While there are an equal number of pros and cons, for our family, I think the pros are more important the cons. We will continue to be shoe-free (for the most part anyway).
Love this article! We are not shoe-less in our home yet, but you’ve made some excellent points to consider as we think about whether this is the right move for us.
You missed the biggest and most important reason for doing this in New Orleans– the high lead content of the soil in MANY parts of the city.
Thanks for your commment. I would like to hear more about why lead is a bigger concern in New Orleans compared to other cities.
Thanks for the article! I have a friend that has a shoe free house; I have serious plantar factitious from pushing a stroller with two kids on the sand! I wear shoes with arch support NONstop; seriously… even to the bathroom in the middle of the night. Plantar Fascitis can be crippling when it flairs up and even 20 steps of unstretched bare feet can cause pain for weeks. After 4 years my only solutions are shoe support and icing every night. I always struggle when I go to my friends and I’ve told her my situation but she has a child with pollen allergies so she asks that I keep my shoes off. I am looking forward to the day that we can leave the kids at home and meet for lunch as I know I will not be walking a few days after my visit. Do you have any suggestions for me since you are a PT student? I’ve thought about bringing my house shoes, but they are shoes, not slippers. THANKS!
Have you thought about buying a pair of shoes to stay at her house? Maybe a pair of inexpensive Crocs or slip ons with arch support? Shoes inside the house are okay if they haven’t spent time outside. My next question would be, have you seen a Physical Therapist for treatment? It sounds like you have a severe case that could benefit from manual stretching, modalities and mobilizations. I’ve treated a lot of patients with plantar fasciitis, and while it doesn’t go away immediately, it can be managed. I would, also, recommend taking Omega 3’s to control inflammation and pain. Self massage with a menthol-like cream works well too. PM me if you need any more recommendations! It must be tough to manage this with kiddos.
I’m from the country where shoeless house is a norm. And I do have shoeless house myself here in US. I don’t see any issues: it’s just a habit. Every family member has his own pair of home shoes and we keep a couple of flip-flops and socks for the guests.
Thanks for your comment, Minnie. And you bring up good points! While our immediate family and close relatives don’t wear shoes, it is still a constant debate in our house with guests. For play dates, I ask moms to remove shoes. But for bigger groups (such as birthday parties) I would rather let them stay on and mop the next day! The floor gets dirty anyway. My husband on the other hand will patrol the door and ask them to remove shoes. So like I said, it’s a constant struggle.

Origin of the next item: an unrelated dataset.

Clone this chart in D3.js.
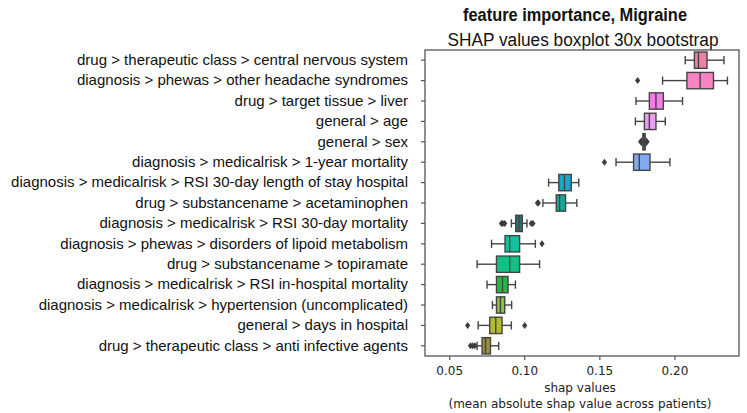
<!DOCTYPE html>
<html>
<head>
<meta charset="utf-8">
<script src="https://cdn.jsdelivr.net/npm/d3@7"></script>
<style>
body { margin: 0; background: #fff; }
</style>
</head>
<body>
<script>
const features = [
  'drug > therapeutic class > central nervous system',
  'diagnosis > phewas > other headache syndromes',
  'drug > target tissue > liver',
  'general > age',
  'general > sex',
  'diagnosis > medicalrisk > 1-year mortality',
  'diagnosis > medicalrisk > RSI 30-day length of stay hospital',
  'drug > substancename > acetaminophen',
  'diagnosis > medicalrisk > RSI 30-day mortality',
  'diagnosis > phewas > disorders of lipoid metabolism',
  'drug > substancename > topiramate',
  'diagnosis > medicalrisk > RSI in-hospital mortality',
  'diagnosis > medicalrisk > hypertension (uncomplicated)',
  'general > days in hospital',
  'drug > therapeutic class > anti infective agents'
];
const whiskerLow  = [0.2072, 0.1921, 0.1744, 0.1740, 0.1782, 0.1611, 0.1162, 0.1124, 0.0914, 0.0782, 0.0686, 0.0752, 0.0788, 0.0693, 0.0686];
const q1          = [0.2133, 0.2083, 0.1833, 0.1800, 0.1790, 0.1728, 0.1230, 0.1213, 0.0943, 0.0872, 0.0815, 0.0815, 0.0815, 0.0770, 0.0719];
const median      = [0.2160, 0.2171, 0.1877, 0.1833, 0.1797, 0.1766, 0.1268, 0.1235, 0.0965, 0.0903, 0.0903, 0.0855, 0.0841, 0.0810, 0.0742];
const q3          = [0.2217, 0.2260, 0.1926, 0.1877, 0.1805, 0.1837, 0.1313, 0.1275, 0.0987, 0.0969, 0.0969, 0.0892, 0.0870, 0.0852, 0.0775];
const whiskerHigh = [0.2330, 0.2353, 0.2054, 0.1939, 0.1812, 0.1970, 0.1363, 0.1350, 0.1018, 0.1074, 0.1102, 0.0941, 0.0916, 0.0914, 0.0830];
const outliers = [
  [], [0.1755], [], [], [0.1775, 0.1818], [0.1534], [], [0.1088, 0.1094],
  [0.0848, 0.0858, 0.0870, 0.1047, 0.1058], [0.1118], [], [], [], [0.0623, 0.1003], [0.0642, 0.0656, 0.0671]
];
const boxColors = ['#f07fa5', '#f984c4', '#f47fe6', '#e5a0ee', '#5b5b6e', '#82a9ee', '#18a7c9', '#17a59c',
  '#2e736a', '#14c2a0', '#11c183', '#1dbb3f', '#8ec33a', '#b5bb2e', '#9c8e3c'];
const xTicks = [0.05, 0.10, 0.15, 0.20];
const titleText = 'feature importance, Migraine';
const subtitleText = 'SHAP values  boxplot  30x bootstrap';
const xLabel = ['shap values', '(mean absolute shap value across patients)'];

const width = 747, height = 413;
const plot = { left: 425, top: 50, right: 739, bottom: 356 };
const edge = '#555';

const svg = d3.select('body').append('svg').attr('width', width).attr('height', height);

const x = d3.scaleLinear().domain([0.0339, 0.243]).range([plot.left, plot.right]);
const y = d3.scaleBand().domain(features).range([plot.top, plot.bottom]).padding(0);
const bw = y.bandwidth() * 0.8;

// titles (squeezed like the narrow font in the original)
svg.append('text')
  .attr('x', 575).attr('y', 21)
  .attr('text-anchor', 'middle')
  .attr('textLength', 224).attr('lengthAdjust', 'spacingAndGlyphs')
  .style('font-family', 'Liberation Sans, Arial, sans-serif')
  .style('font-weight', 'bold').style('font-size', '18px').attr('fill', '#111')
  .text(titleText);
svg.append('text')
  .attr('x', 583).attr('y', 46)
  .attr('text-anchor', 'middle')
  .attr('textLength', 271).attr('lengthAdjust', 'spacingAndGlyphs')
  .style('font-family', 'Liberation Sans, Arial, sans-serif')
  .style('font-size', '18px').attr('fill', '#111')
  .text(subtitleText);

// axes
const yAxis = svg.append('g')
  .attr('transform', `translate(${plot.left},0)`)
  .call(d3.axisLeft(y).tickSize(4).tickPadding(13));
yAxis.select('.domain').remove();
yAxis.selectAll('line').attr('stroke', edge).attr('stroke-width', 1.2);
yAxis.selectAll('text')
  .style('font-family', 'Liberation Sans, Arial, sans-serif')
  .style('font-size', '15px').attr('fill', '#111');

const xAxis = svg.append('g')
  .attr('transform', `translate(0,${plot.bottom})`)
  .call(d3.axisBottom(x).tickValues(xTicks).tickFormat(d3.format('.2f')).tickSize(4).tickPadding(6));
xAxis.select('.domain').remove();
xAxis.selectAll('line').attr('stroke', edge).attr('stroke-width', 1.2);
xAxis.selectAll('text')
  .style('font-family', 'DejaVu Sans, Verdana, sans-serif')
  .style('font-size', '12px').attr('fill', '#222');

svg.append('text')
  .attr('text-anchor', 'middle')
  .style('font-family', 'DejaVu Sans, Verdana, sans-serif')
  .style('font-size', '12px').attr('fill', '#222')
  .selectAll('tspan').data(xLabel).join('tspan')
  .attr('x', (plot.left + plot.right) / 2 - 2)
  .attr('y', (d, i) => 392 + i * 16)
  .text(d => d);

// boxes
const rows = features.map((f, i) => ({
  f, i, lo: whiskerLow[i], q1: q1[i], med: median[i], q3: q3[i], hi: whiskerHigh[i], out: outliers[i]
}));

const g = svg.append('g');
const row = g.selectAll('g.row').data(rows).join('g')
  .attr('class', 'row')
  .attr('transform', d => `translate(0,${y(d.f) + y.bandwidth() / 2})`);

row.append('line')
  .attr('x1', d => x(d.lo)).attr('x2', d => x(d.q1))
  .attr('stroke', '#444').attr('stroke-width', 1.4);
row.append('line')
  .attr('x1', d => x(d.q3)).attr('x2', d => x(d.hi))
  .attr('stroke', '#444').attr('stroke-width', 1.4);
row.selectAll('line.cap').data(d => [d.lo, d.hi]).join('line')
  .attr('class', 'cap')
  .attr('x1', v => x(v)).attr('x2', v => x(v))
  .attr('y1', -bw / 4).attr('y2', bw / 4)
  .attr('stroke', '#444').attr('stroke-width', 1.4);
row.append('rect')
  .attr('x', d => x(d.q1)).attr('width', d => x(d.q3) - x(d.q1))
  .attr('y', -bw / 2).attr('height', bw)
  .attr('fill', d => boxColors[d.i])
  .attr('stroke', '#444').attr('stroke-width', 1.4);
row.append('line')
  .attr('x1', d => x(d.med)).attr('x2', d => x(d.med))
  .attr('y1', -bw / 2).attr('y2', bw / 2)
  .attr('stroke', '#444').attr('stroke-width', 1.4);
row.selectAll('path.out').data(d => d.out).join('path')
  .attr('class', 'out')
  .attr('d', v => `M${x(v)},-3.5L${x(v) + 2.6},0L${x(v)},3.5L${x(v) - 2.6},0Z`)
  .attr('fill', '#3d3d3d');

// frame
svg.append('rect')
  .attr('x', plot.left).attr('y', plot.top)
  .attr('width', plot.right - plot.left).attr('height', plot.bottom - plot.top)
  .attr('fill', 'none').attr('stroke', edge).attr('stroke-width', 1.3);
</script>
</body>
</html>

I agree with your point about people not wanting to expose their feet, but I had not thought about contagious conditions that feet carry. I would have to research whether or not it’s possible to catch something from walking on the same surface as those individuals. Most of the research I’ve seen addressed things that shoes carry like feces. Personally, I would be more concerned about shoes that walk into public bathrooms than bare feet.
At the end of the day, everyone has to make a decision. As long as you are informed, I’m sure it will be the right choice! Since I’ve written this post, we don’t offer guests socks or indoor shoes. Most people already have socks on or they are wearing sandals that already expose their feet. So, it’s a small amount of people who may be exposing their feet (if that makes sense).